■ WORK TO BE COMPLETED
Look at the data below and print exactly the lines from its first line through the line with "(dodd-t) at (1188.5,221.5)"; the pictures stay out of the copy.

-*-*-

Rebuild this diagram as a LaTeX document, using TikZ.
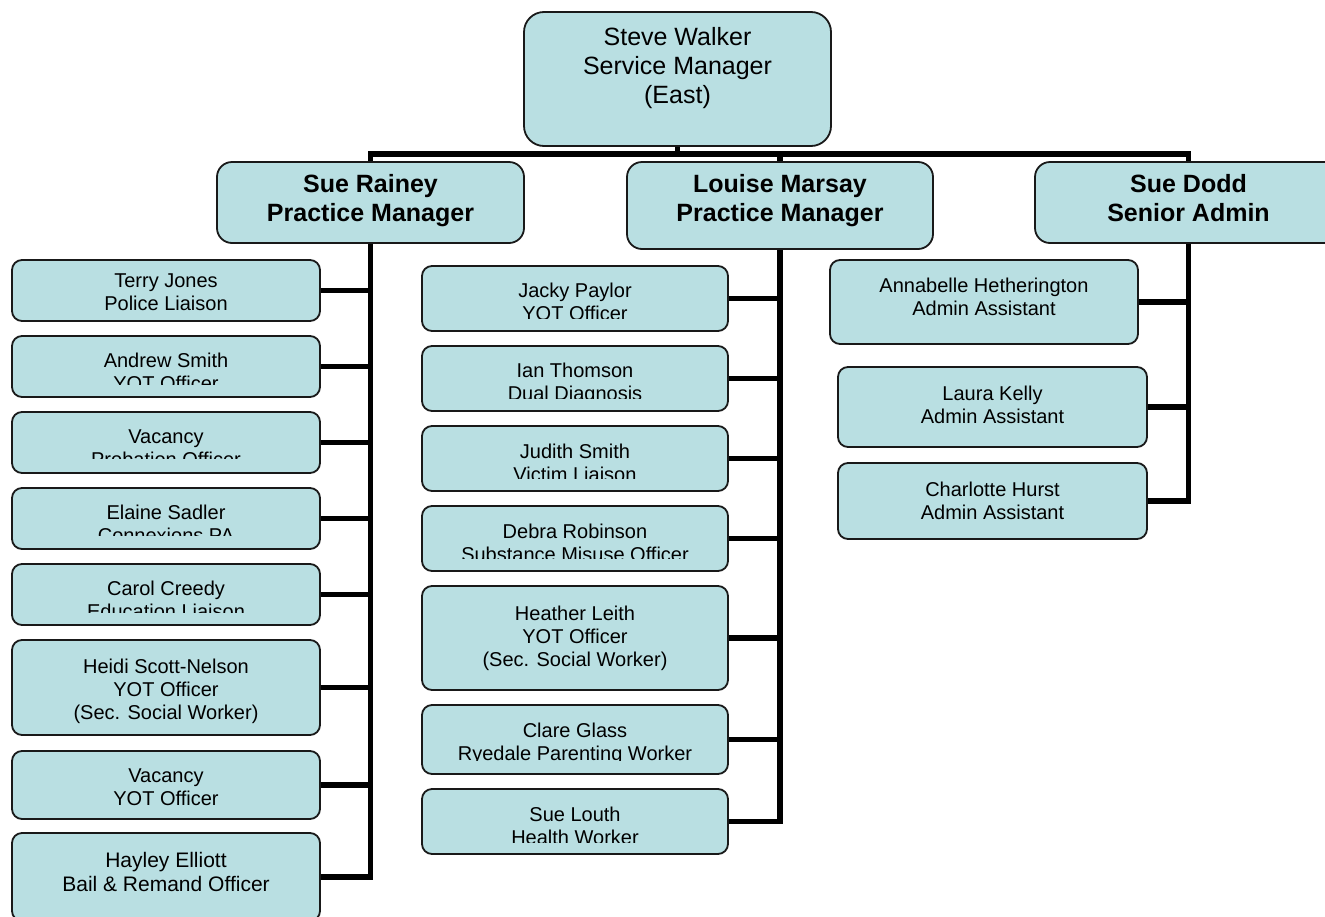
\documentclass[tikz,border=0pt]{standalone}
\usepackage{fontspec}
\setmainfont{Liberation Sans}
\usetikzlibrary{fit}

\definecolor{boxfill}{RGB}{185,223,226}
\definecolor{boxline}{RGB}{25,25,25}

\tikzset{
  box/.style={draw=boxline, line width=1.8pt, fill=boxfill, inner sep=0pt, rounded corners=10pt},
  headbox/.style={box, rounded corners=15pt},
  topbox/.style={box, rounded corners=20pt},
  txt/.style={align=center, inner sep=0pt, anchor=base, font=\fontsize{20}{23}\selectfont},
  bigtxt/.style={txt, font=\fontsize{21}{24}\selectfont},
  headtxt/.style={txt, font=\fontsize{25}{29}\selectfont\bfseries},
  toptxt/.style={txt, font=\fontsize{25}{29}\selectfont},
  conn/.style={draw=black, line width=5.5pt, line join=miter}
}

% staff box: name, x1, y1, x2, y2, baseline of the last line, text
\newcommand\staffbox[8][]{%
  \node[box, fit={(#3,#4) (#5,#6)}] (#2) {};
  \node[txt,#1] (#2-t) at ({(#3+#5)/2},#7) {#8};
}
% staff box whose text is cut off below a given line
% name, x1, y1, x2, y2, baseline of the last line, cut line, text
\newcommand\cutbox[8]{%
  \node[box, fit={(#2,#3) (#4,#5)}] (#1) {};
  \begin{scope}
    \clip (#2,#3) rectangle (#4,#7);
    \node[txt] (#1-t) at ({(#2+#4)/2},#6) {#8};
  \end{scope}
}

\begin{document}
\begin{tikzpicture}[x=1pt, y=-1pt]
\useasboundingbox (0,0) rectangle (1325,916);

% service manager
\node[topbox, fit={(524,12) (831,146)}] (walker) {};
\node[toptxt] (walker-t) at (677.5,103) {Steve Walker\\Service Manager\\(East)};

% practice managers and senior admin
\node[headbox, fit={(217,162) (524,243)}] (rainey) {};
\node[headtxt] (rainey-t) at (370.5,221.5) {Sue Rainey\\Practice Manager};
\node[headbox, fit={(627,162) (933,249)}] (marsay) {};
\node[headtxt] (marsay-t) at (780,221.5) {Louise Marsay\\Practice Manager};
\node[headbox, fit={(1035,162) (1342,243)}] (dodd) {};
\node[headtxt] (dodd-t) at (1188.5,221.5) {Sue Dodd\\Senior Admin};

% Sue Rainey's team
\staffbox{terry}{12}{260}{320}{321}{310}{Terry Jones\\Police Liaison}
\cutbox{andrew}{12}{336}{320}{397}{390}{384}{Andrew Smith\\YOT Officer}
\cutbox{vacprob}{12}{412}{320}{473}{466}{458}{Vacancy\\Probation Officer}
\cutbox{elaine}{12}{488}{320}{549}{542}{535}{Elaine Sadler\\Connexions PA}
\cutbox{carol}{12}{564}{320}{625}{618}{612}{Carol Creedy\\Education Liaison}
\staffbox{heidi}{12}{640}{320}{735}{719}{Heidi Scott-Nelson\\YOT Officer\\(Sec. Social Worker)}
\staffbox{vacyot}{12}{751}{320}{819}{805}{Vacancy\\YOT Officer}
\staffbox[bigtxt]{hayley}{12}{833}{320}{921}{891}{Hayley Elliott\\Bail \& Remand Officer}

% Louise Marsay's team
\cutbox{jacky}{422}{266}{728}{331}{320}{318}{Jacky Paylor\\YOT Officer}
\cutbox{ian}{422}{346}{728}{411}{400}{398}{Ian Thomson\\Dual Diagnosis}
\cutbox{judith}{422}{426}{728}{491}{481}{478}{Judith Smith\\Victim Liaison}
\cutbox{debra}{422}{506}{728}{571}{561}{558}{Debra Robinson\\Substance Misuse Officer}
\staffbox{heather}{422}{586}{728}{690}{666}{Heather Leith\\YOT Officer\\(Sec. Social Worker)}
\cutbox{clare}{422}{705}{728}{774}{760}{760}{Clare Glass\\Ryedale Parenting Worker}
\cutbox{louth}{422}{789}{728}{854}{844}{842}{Sue Louth\\Health Worker}

% Sue Dodd's team
\staffbox{annabelle}{830}{260}{1138}{344}{315}{Annabelle Hetherington\\Admin Assistant}
\staffbox{laura}{838}{367}{1147}{447}{423}{Laura Kelly\\Admin Assistant}
\staffbox{charlotte}{838}{463}{1147}{539}{519}{Charlotte Hurst\\Admin Assistant}

% top-level bar
\coordinate (bar) at (0,154);
\draw[conn] (walker.south) -- (walker.south |- bar);
\draw[conn] (rainey.north) -- (rainey.north |- bar) -- (dodd.north |- bar) -- (dodd.north);
\draw[conn] (marsay.north) -- (marsay.north |- bar);

% Sue Rainey's spine and branches
\draw[conn] (rainey.south) |- (hayley.east);
\foreach \n in {terry,andrew,vacprob,elaine,carol,heidi,vacyot}
  \draw[conn] (\n.east) -- (\n.east -| rainey.south);

% Louise Marsay's spine and branches
\draw[conn] (marsay.south) |- (louth.east);
\foreach \n in {jacky,ian,judith,debra,heather,clare}
  \draw[conn] (\n.east) -- (\n.east -| marsay.south);

% Sue Dodd's spine and branches
\draw[conn] (dodd.south) |- (charlotte.east);
\foreach \n in {annabelle,laura}
  \draw[conn] (\n.east) -- (\n.east -| dodd.south);
\end{tikzpicture}
\end{document}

-*-*-

■ THE RESULT
Rebuild this diagram as a LaTeX document, using TikZ.
\documentclass[tikz,border=0pt]{standalone}
\usepackage{fontspec}
\setmainfont{Liberation Sans}
\usetikzlibrary{fit}

\definecolor{boxfill}{RGB}{185,223,226}
\definecolor{boxline}{RGB}{25,25,25}

\tikzset{
  box/.style={draw=boxline, line width=1.8pt, fill=boxfill, inner sep=0pt, rounded corners=10pt},
  headbox/.style={box, rounded corners=15pt},
  topbox/.style={box, rounded corners=20pt},
  txt/.style={align=center, inner sep=0pt, anchor=base, font=\fontsize{20}{23}\selectfont},
  bigtxt/.style={txt, font=\fontsize{21}{24}\selectfont},
  headtxt/.style={txt, font=\fontsize{25}{29}\selectfont\bfseries},
  toptxt/.style={txt, font=\fontsize{25}{29}\selectfont},
  conn/.style={draw=black, line width=5.5pt, line join=miter}
}

% staff box: name, x1, y1, x2, y2, baseline of the last line, text
\newcommand\staffbox[8][]{%
  \node[box, fit={(#3,#4) (#5,#6)}] (#2) {};
  \node[txt,#1] (#2-t) at ({(#3+#5)/2},#7) {#8};
}
% staff box whose text is cut off below a given line
% name, x1, y1, x2, y2, baseline of the last line, cut line, text
\newcommand\cutbox[8]{%
  \node[box, fit={(#2,#3) (#4,#5)}] (#1) {};
  \begin{scope}
    \clip (#2,#3) rectangle (#4,#7);
    \node[txt] (#1-t) at ({(#2+#4)/2},#6) {#8};
  \end{scope}
}

\begin{document}
\begin{tikzpicture}[x=1pt, y=-1pt]
\useasboundingbox (0,0) rectangle (1325,916);

% service manager
\node[topbox, fit={(524,12) (831,146)}] (walker) {};
\node[toptxt] (walker-t) at (677.5,103) {Steve Walker\\Service Manager\\(East)};

% practice managers and senior admin
\node[headbox, fit={(217,162) (524,243)}] (rainey) {};
\node[headtxt] (rainey-t) at (370.5,221.5) {Sue Rainey\\Practice Manager};
\node[headbox, fit={(627,162) (933,249)}] (marsay) {};
\node[headtxt] (marsay-t) at (780,221.5) {Louise Marsay\\Practice Manager};
\node[headbox, fit={(1035,162) (1342,243)}] (dodd) {};
\node[headtxt] (dodd-t) at (1188.5,221.5) {Sue Dodd\\Senior Admin};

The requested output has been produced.